Dueck quotes Ohio Senator and three time presidential contender Robert Taft’s worry that calls for American leadership would make the country “a meddlesome Maddie, interfering in every trouble in the world.” If those words struck a dissonant note in 1943, they made considerable sense by the late 1990s as global dominance encouraged liberal internationalists to use American power for what they perceived to be good. The costs of humanitarian intervention remained low enough that domestic critics lacked traction, but larger failures in the Middle East coupled with the 2008 financial crash undermined trust in those from both parties seen to be responsible. If the experts were so right, how could things have gone so wrong?
No End to History
Rather than a turn to strict non-intervention, the result favored a conservative nationalism more attentive to the balance of risk and return. Trump won support by promising to place American interests—and the interests of Americans as both individuals and members of communities—ahead of other priorities. History had not ended in a unipolar moment, as some argued during the 1990s, but continued in a competitive environment where national interests had to be upheld. Squandering American lives and treasure overseas served no purpose and followed the wrong priorities. That message resonated, especially among those left behind by globalization, enough to carry Midwestern swing states and put Trump in the White House.
Definitions matter. Conservative nationalism, as Dueck uses the term, rests on a combination of political realism, acceptance of a state system as the framework for international relations, and treating national interests as the lodestar of foreign policy. “Entirely compatible with democratic forms of government,” Dueck sees it as epitomized abroad by figures like George Canning, Charles de Gaulle, and Margaret Thatcher. The American version blends liberal elements with conservative respect for tradition and community reinforced by a skeptical take on utopian projects. What Dueck calls “hardline unilateralists” in the United States lack articulate spokesmen, but overlap with the Jacksonian tradition Walter Russell Mead traced. Committed to upholding American interests and willing to use hard power, they resist action overseas without clear cause.

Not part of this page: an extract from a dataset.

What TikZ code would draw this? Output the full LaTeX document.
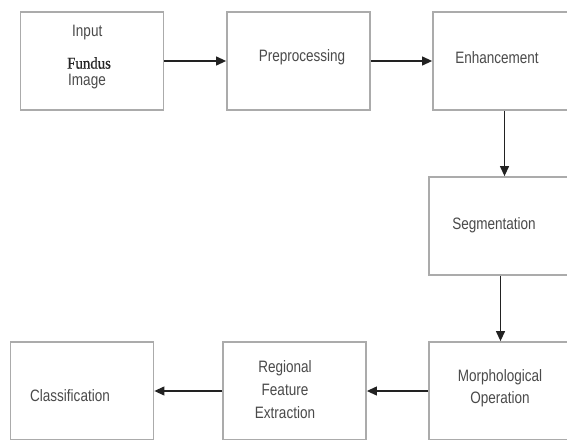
\documentclass[tikz,border=0pt]{standalone}
\usepackage{fontspec}
\setmainfont{Liberation Sans}[FakeStretch=0.82]
\newfontfamily\serifnarrow{Liberation Serif}[FakeStretch=0.9,FakeBold=0.6]
\usetikzlibrary{arrows.meta}
\definecolor{boxgray}{HTML}{ABABAB}
\definecolor{txtgray}{HTML}{4A4A4A}
\definecolor{arrowc}{HTML}{222222}
\begin{document}
\begin{tikzpicture}[x=1pt,y=-1pt,
  blk/.style={draw=boxgray,line width=1.8pt,fill=white,minimum width=143pt,minimum height=98pt,inner sep=0pt},
  lbl/.style={text=txtgray,font=\fontsize{16.5}{22.5}\selectfont,inner sep=0pt,align=center},
  conn/.style={draw=arrowc,line width=1.2pt,-{Triangle[length=10pt,width=9pt]}}]
\fill[white] (0,0) rectangle (567,439);
\useasboundingbox (0,0) rectangle (567,439);
\begin{scope}
\clip (0,0) rectangle (567,439);
\node[blk] (in)  at (92,61) {};
\node[blk] (pre) at (298.5,61) {};
\node[blk] (enh) at (504.5,61) {};
\node[blk] (seg) at (500.5,226) {};
\node[blk] (mor) at (500.5,391) {};
\node[blk] (reg) at (294.5,391) {};
\node[blk] (cls) at (82,391) {};
\end{scope}
% labels
\node[lbl,anchor=west] (tin) at (72,33) {Input};
\node[lbl,anchor=west,text=black!85] (tfu) at (67,63) {\serifnarrow\fontsize{16.5}{18}\selectfont Fundus};
\node[lbl,anchor=west] (tim) at (68,82) {Image};
\node[lbl] (tpre) at (302,57) {Preprocessing};
\node[lbl] (tenh) at (497,58) {Enhancement};
\node[lbl] (tseg) at (494,225) {Segmentation};
\node[lbl] (tmor) at (500,388) {Morphological\\Operation};
\node[lbl,font=\fontsize{16.5}{23}\selectfont] (treg) at (285,390) {Regional\\Feature\\Extraction};
\node[lbl] (tcls) at (70,396) {Classification};
% connectors
\draw[conn] (in.east) -- (pre.west);
\draw[conn] (pre.east) -- (enh.west);
\draw[conn] (enh.south) -- (enh.south |- seg.north);
\draw[conn] (seg.south) -- (mor.north);
\draw[conn] (mor.west) -- (reg.east);
\draw[conn] (reg.west) -- (cls.east);
\end{tikzpicture}
\end{document}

Hardline unilateralists, currently a plurality among Republican voters, have long had a critical role throwing their weight behind either internationalists or noninterventionists. Trump, Dueck argues, united them with many noninterventionists to clinch the Republican nomination and shut out internationalists who had long held the upper hand. The result “cracked existing orthodoxies and opened up previously latent foreign policy options.”
The Bottom Line
Dueck grounds Trump’s foreign policy in the president’s view that established military and commercial arrangements impose disproportionate costs on the United States. Rather than dismantling the overall structure of American commitments made since World War II, Trump wants to shift their terms to favor Washington. Squeezing out relative gains by escalating and de-escalating pressure with leverage available is his means to secure that end. Since the 1980s, he has complained about other countries taking advantage of the United States with more concern about allies than adversaries. That follows from the way Trump sets economics and trade—which he considers the foundation of American greatness—before other considerations. What he views as the bottom line counts for more than high purpose.

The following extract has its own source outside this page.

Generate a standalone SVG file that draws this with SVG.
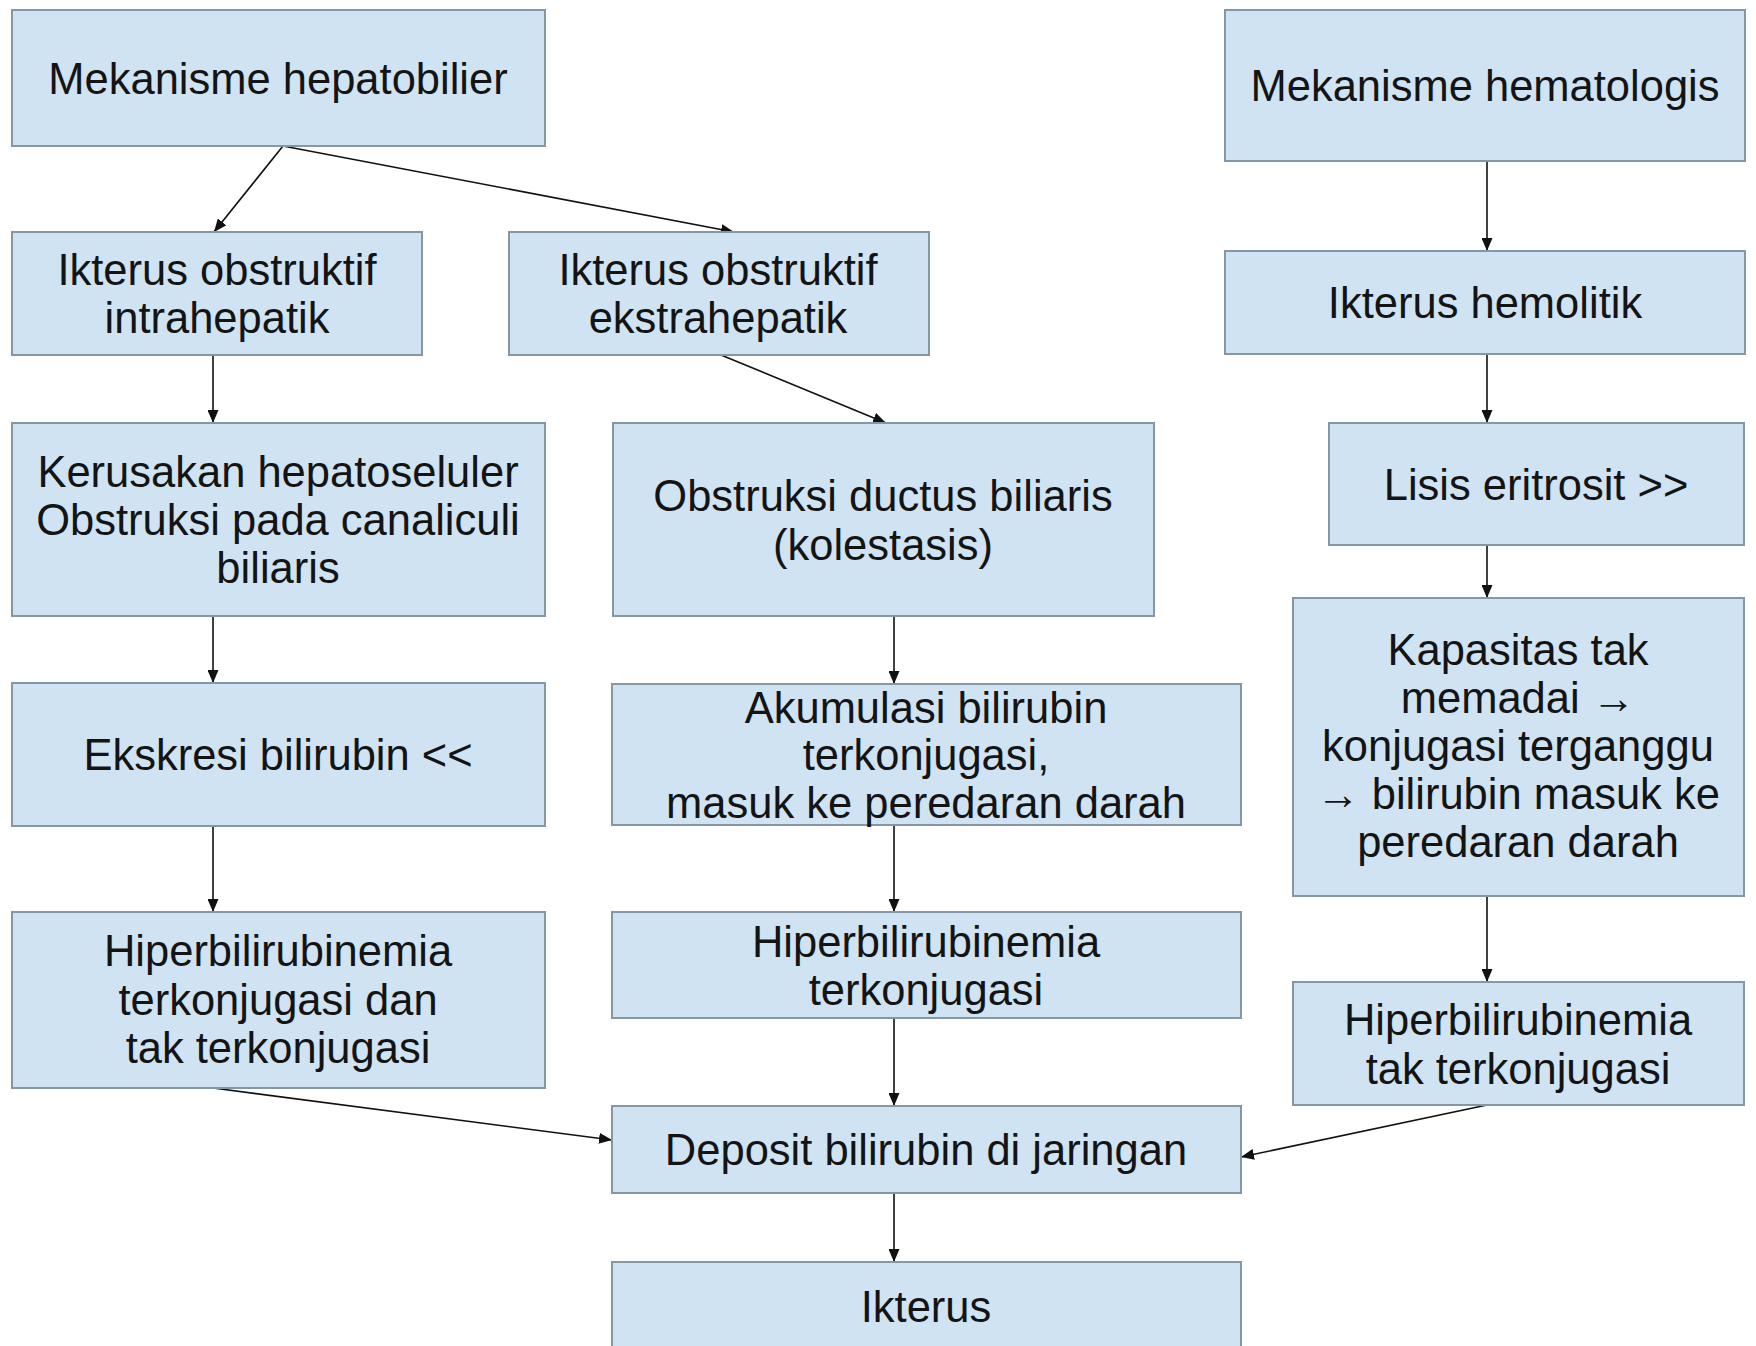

On many specific points, like Germany buying Russian natural gas while relying on American projection, Dueck sees Trump as having a point. Even elite opinion has shifted on China’s trade policy in response to the President’s complaints. While viewing as a strength Trump’s willingness to question conventional wisdom and deliver on campaign promises—moving the US embassy in Israel to Jerusalem from Tel Aviv is a notable example—Dueck presents actual foreign policy choices as a hybrid “of the nationalist with the conservative internationalism.”

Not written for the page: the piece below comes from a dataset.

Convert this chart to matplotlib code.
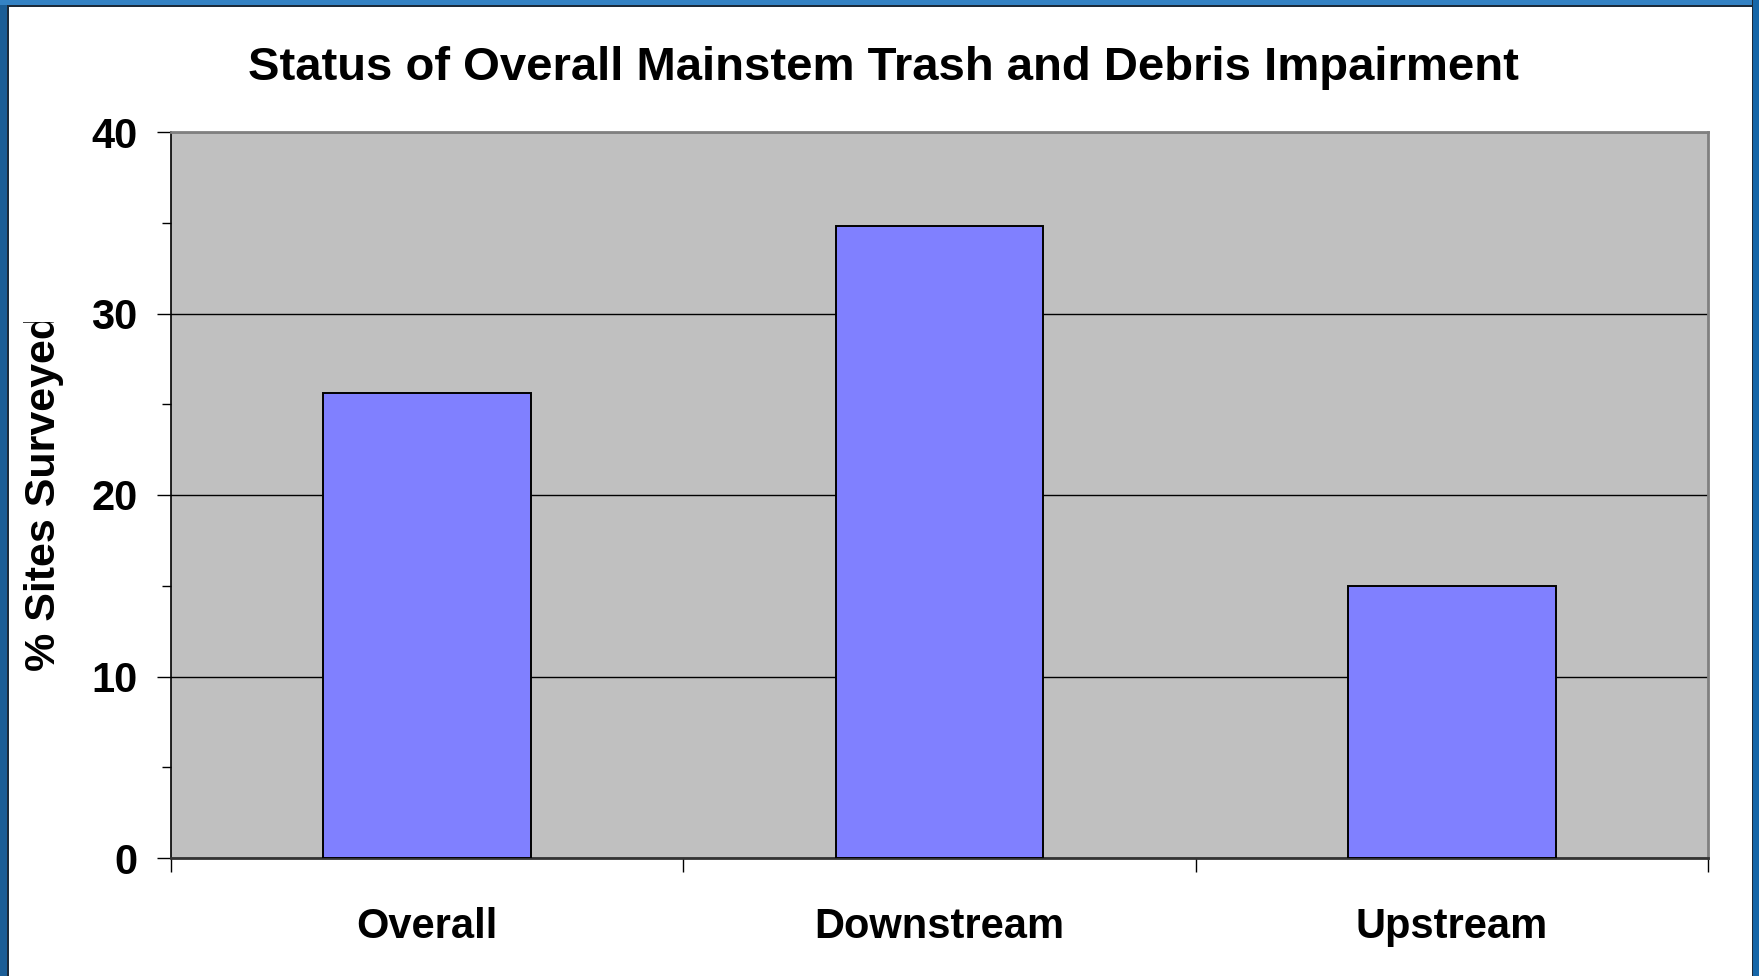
import matplotlib
matplotlib.use("Agg")
import matplotlib.pyplot as plt
from matplotlib.patches import Rectangle
from matplotlib.ticker import MultipleLocator, FixedLocator, NullFormatter

plt.rcParams['font.family'] = ['Liberation Sans', 'DejaVu Sans']
plt.rcParams['font.weight'] = 'bold'

categories = ['Overall', 'Downstream', 'Upstream']
values = [25.6, 34.8, 15.0]
title = 'Status of Overall Mainstem Trash and Debris Impairment'
ylabel = '% Sites Surveyed'

fig = plt.figure(figsize=(17.59, 9.76), dpi=100)
fig.patch.set_facecolor('white')

# blue slide frame
fig.patches.append(Rectangle((0, 0), 7/1759, 1, transform=fig.transFigure,
                             facecolor='#1b5d96', edgecolor='none', zorder=0))
fig.patches.append(Rectangle((7/1759, 0), 1.5/1759, 1, transform=fig.transFigure,
                             facecolor='#1c2a3a', edgecolor='none', zorder=0))
fig.patches.append(Rectangle((0, 1 - 5/976), 1, 5/976, transform=fig.transFigure,
                             facecolor='#3482c4', edgecolor='none', zorder=0))
fig.patches.append(Rectangle((7/1759, 1 - 6.5/976), 1 - 13/1759, 1.5/976, transform=fig.transFigure,
                             facecolor='#1c2a3a', edgecolor='none', zorder=0))
fig.patches.append(Rectangle((1 - 6/1759, 0), 6/1759, 1, transform=fig.transFigure,
                             facecolor='#1666a8', edgecolor='none', zorder=0))
fig.patches.append(Rectangle((1 - 7.5/1759, 0), 1.5/1759, 1, transform=fig.transFigure,
                             facecolor='#1c2a3a', edgecolor='none', zorder=0))

ax = fig.add_axes([171/1759, 118/976, (1708-171)/1759, (858-132)/976])
ax.set_facecolor('#c0c0c0')

x = list(range(len(categories)))
ax.bar(x, values, width=0.405, color='#8080ff', edgecolor='black', linewidth=1.4, zorder=3)

ax.set_xlim(-0.5, len(categories) - 0.5)
ax.set_ylim(0, 40)

ax.yaxis.set_major_locator(MultipleLocator(10))
ax.yaxis.set_minor_locator(MultipleLocator(5))
ax.tick_params(axis='y', which='major', length=10, width=1, labelsize=30, pad=14, color='black')
ax.tick_params(axis='y', which='minor', length=6.5, width=1, color='black')

ax.xaxis.set_major_locator(FixedLocator([-0.5 + i for i in range(len(categories) + 1)]))
ax.xaxis.set_major_formatter(NullFormatter())
ax.xaxis.set_minor_locator(FixedLocator(x))
ax.set_xticklabels(categories, minor=True)
ax.tick_params(axis='x', which='major', length=10, width=1, color='black')
ax.tick_params(axis='x', which='minor', length=0, labelsize=30, pad=35)

ax.grid(axis='y', which='major', color='black', linewidth=1, zorder=1)
ax.set_axisbelow(True)

for side in ['top', 'right']:
    ax.spines[side].set_color('#808080')
    ax.spines[side].set_linewidth(2)
ax.spines['left'].set_color('black')
ax.spines['left'].set_linewidth(1.2)
ax.spines['bottom'].set_color('#333333')
ax.spines['bottom'].set_linewidth(2)

fig.text(883/1759, 1 - 68/976, title, ha='center', va='center', fontsize=34, fontweight='bold')

yl = fig.text(44/1759, 1 - 671/976, ylabel, rotation=90, ha='center', va='bottom',
              fontsize=31, fontweight='bold', zorder=5)
# the original slide cuts the y label off at the top
fig.patches.append(Rectangle((9/1759, 1 - 322/976), 66/1759, 60/976, transform=fig.transFigure,
                             facecolor='white', edgecolor='none', zorder=10))

fig.savefig('out.png', dpi=100, facecolor=fig.get_facecolor())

He also points out that surveys indicate less Republican commitment to Trump’s priorities than the media and academic experts claim. Some movements during 2015 and 2016 on trade protection and improving relations with Russia seem temporary. More importantly differences on trade and military intervention preceded Trump. He served largely as wedge expanding space for debate.
How the course of American foreign policy fares depends upon events, particularly the 2020 elections. Dueck thinks it likely Republican voters will continue supporting Trump’s foreign policy as long he remains president and that backing will influence Congressional Republicans. Even with Trump out of office, there seems little support for a return to George W. Bush’s agenda on democracy promotion, military intervention, free trade agreements and immigration. Presidents may set policy, but, outside unusual circumstances or narrow bounds, they cannot pursue initiatives at odds with public opinion. Trump is more a signal of a larger change than its driving force. The move away from internationalism may be overstated, but it responds to a shift that presents different challenges from the ones it developed to address. Resistance to globalization for its perceived failings and concerns about national well-being at the ground level of local communities make what voters rejected in 2016 hard to sell. Normal patterns of strategic competition and great power politics, Dueck insists, never ended with the Cold War. Their resurgence, particularly with an economic edge, has made promoting American interests the key question in an Age of Iron. Conservative nationalism, as he suggests, will have a greater voice than before in answering it. But that answer, as in previous eras since the American founding, will also be shaped by circumstances at home and abroad.